## WORK REQUIRED
Quote the data exactly, first line to the line containing "(43,-5) -- (-17,-109) -- (108,-109);", with no pictures.

## THE INPUT
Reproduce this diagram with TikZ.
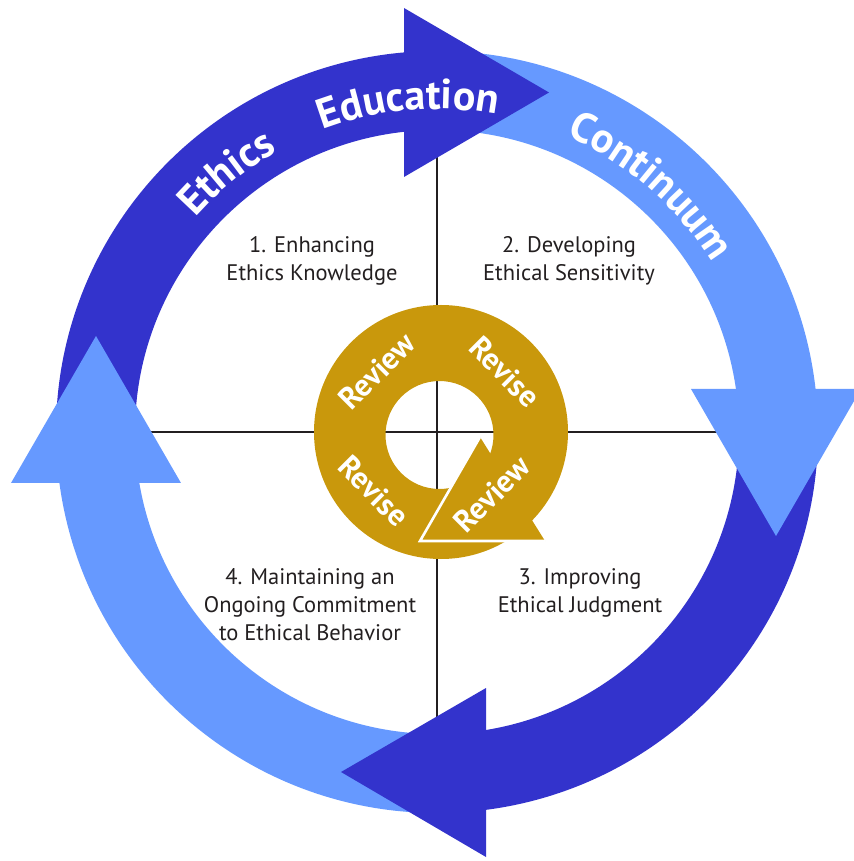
\documentclass[tikz,border=0pt]{standalone}
\usepackage{fontspec}
\setmainfont{PT Sans}
\usetikzlibrary{decorations.text}
\definecolor{ringdark}{HTML}{3333CC}
\definecolor{ringlight}{HTML}{6699FF}
\definecolor{gold}{RGB}{201,152,12}
\definecolor{ink}{HTML}{231F20}
\newcommand\arcfont{\fontsize{42}{42}\selectfont\bfseries}
\begin{document}
\begin{tikzpicture}[x=1pt,y=1pt,
  divider/.style={line width=1.8pt, ink},
  stage/.style={font=\fontsize{22.5}{28}\selectfont, align=center, inner sep=0pt, text=ink},
  goldword/.style={font=\fontsize{31}{31}\selectfont\bfseries, text=white, inner sep=0pt},
  arctext/.style={decorate, decoration={text along path, text align=center,
      text color=white, text={|\arcfont|#1}}}
]
\useasboundingbox (-437,-429) rectangle (416,432);

% quadrant dividers (ends hidden under the arrowheads)
\coordinate (vtop) at (0,300);
\coordinate (vbot) at (0,-300);
\coordinate (hleft) at (-300,0);
\coordinate (hright) at (300,0);
\draw[divider] (vtop) -- (vbot);
\draw[divider] (hleft) -- (hright);

% outer ring: four annular sectors
\fill[ringdark] (94:381) arc[start angle=94,end angle=180,radius=381]
  -- (180:302) arc[start angle=180,end angle=94,radius=302] -- cycle;
\fill[ringlight] (5:381) arc[start angle=5,end angle=90,radius=381]
  -- (90:302) arc[start angle=90,end angle=5,radius=302] -- cycle;
\fill[ringdark] (-84:381) arc[start angle=-84,end angle=0,radius=381]
  -- (0:302) arc[start angle=0,end angle=-84,radius=302] -- cycle;
\fill[ringlight] (-174:381) arc[start angle=-174,end angle=-90,radius=381]
  -- (-90:302) arc[start angle=-90,end angle=-174,radius=302] -- cycle;

% arrowheads of the outer ring
\fill[ringdark] (-33,424) -- (112,339.5) -- (-33,255) -- cycle;
\fill[ringlight] (254,43) -- (339,-104) -- (424,43) -- cycle;
\fill[ringdark] (49,-256) -- (-96,-340) -- (49,-425) -- cycle;
\fill[ringlight] (-426,-51) -- (-341,96) -- (-256,-51) -- cycle;

% central review/revise cycle
\fill[gold, even odd rule] (4,0) circle[radius=127] (2.5,-3) circle[radius=54];
\path[fill=gold, draw=white, line width=2.6pt, line join=miter]
  (43,-5) -- (-17,-109) -- (108,-109);

\node[goldword, rotate=45]  (rv1) at (-60,61)  {Review};
\node[goldword, rotate=-45] (rs1) at (68,60)   {Revise};
\node[goldword, rotate=-45] (rs2) at (-63,-59) {Revise};
\node[goldword, rotate=45]  (rv2) at (55,-62)  {Review};

% lettering along the ring
\path[arctext=Ethics] (152:323) arc[start angle=152,end angle=106,radius=323];
\path[arctext=Education] (125:323) arc[start angle=125,end angle=65,radius=323];
\path[arctext=Continuum] (88:323) arc[start angle=88,end angle=10,radius=323];

% the four stages
\node[stage] (s1) at (-125,171) {1. Enhancing\\Ethics Knowledge};
\node[stage] (s2) at (132,171) {2. Developing\\Ethical Sensitivity};
\node[stage] (s3) at (143,-161) {3. Improving\\Ethical Judgment};
\node[stage] (s4) at (-127,-173) {4. Maintaining an\\Ongoing Commitment\\to Ethical Behavior};
\end{tikzpicture}
\end{document}
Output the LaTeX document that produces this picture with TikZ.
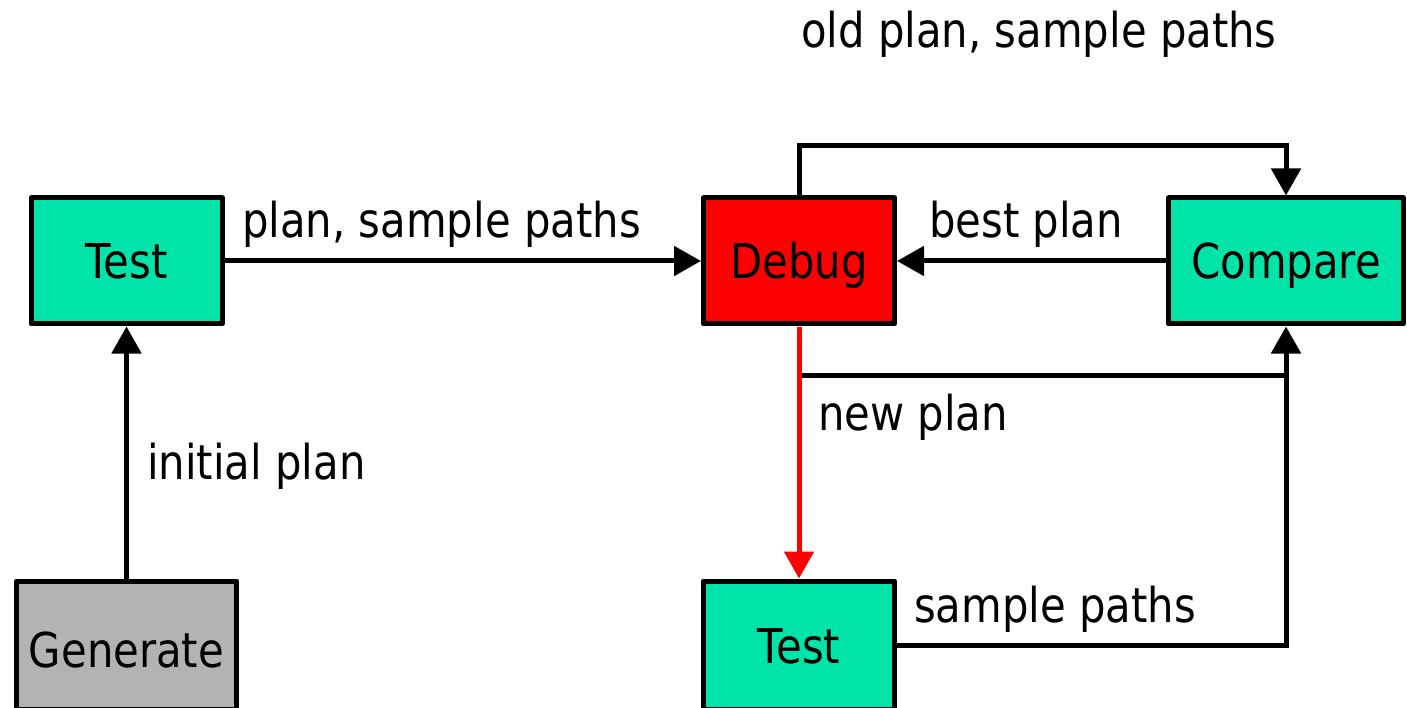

## TASK SOLUTION
Reproduce this diagram with TikZ.
\documentclass[tikz,border=0pt]{standalone}
\usepackage{fontspec}
\setmainfont{PT Sans}
\usetikzlibrary{decorations.text}
\definecolor{ringdark}{HTML}{3333CC}
\definecolor{ringlight}{HTML}{6699FF}
\definecolor{gold}{RGB}{201,152,12}
\definecolor{ink}{HTML}{231F20}
\newcommand\arcfont{\fontsize{42}{42}\selectfont\bfseries}
\begin{document}
\begin{tikzpicture}[x=1pt,y=1pt,
  divider/.style={line width=1.8pt, ink},
  stage/.style={font=\fontsize{22.5}{28}\selectfont, align=center, inner sep=0pt, text=ink},
  goldword/.style={font=\fontsize{31}{31}\selectfont\bfseries, text=white, inner sep=0pt},
  arctext/.style={decorate, decoration={text along path, text align=center,
      text color=white, text={|\arcfont|#1}}}
]
\useasboundingbox (-437,-429) rectangle (416,432);

% quadrant dividers (ends hidden under the arrowheads)
\coordinate (vtop) at (0,300);
\coordinate (vbot) at (0,-300);
\coordinate (hleft) at (-300,0);
\coordinate (hright) at (300,0);
\draw[divider] (vtop) -- (vbot);
\draw[divider] (hleft) -- (hright);

% outer ring: four annular sectors
\fill[ringdark] (94:381) arc[start angle=94,end angle=180,radius=381]
  -- (180:302) arc[start angle=180,end angle=94,radius=302] -- cycle;
\fill[ringlight] (5:381) arc[start angle=5,end angle=90,radius=381]
  -- (90:302) arc[start angle=90,end angle=5,radius=302] -- cycle;
\fill[ringdark] (-84:381) arc[start angle=-84,end angle=0,radius=381]
  -- (0:302) arc[start angle=0,end angle=-84,radius=302] -- cycle;
\fill[ringlight] (-174:381) arc[start angle=-174,end angle=-90,radius=381]
  -- (-90:302) arc[start angle=-90,end angle=-174,radius=302] -- cycle;

% arrowheads of the outer ring
\fill[ringdark] (-33,424) -- (112,339.5) -- (-33,255) -- cycle;
\fill[ringlight] (254,43) -- (339,-104) -- (424,43) -- cycle;
\fill[ringdark] (49,-256) -- (-96,-340) -- (49,-425) -- cycle;
\fill[ringlight] (-426,-51) -- (-341,96) -- (-256,-51) -- cycle;

% central review/revise cycle
\fill[gold, even odd rule] (4,0) circle[radius=127] (2.5,-3) circle[radius=54];
\path[fill=gold, draw=white, line width=2.6pt, line join=miter]
  (43,-5) -- (-17,-109) -- (108,-109);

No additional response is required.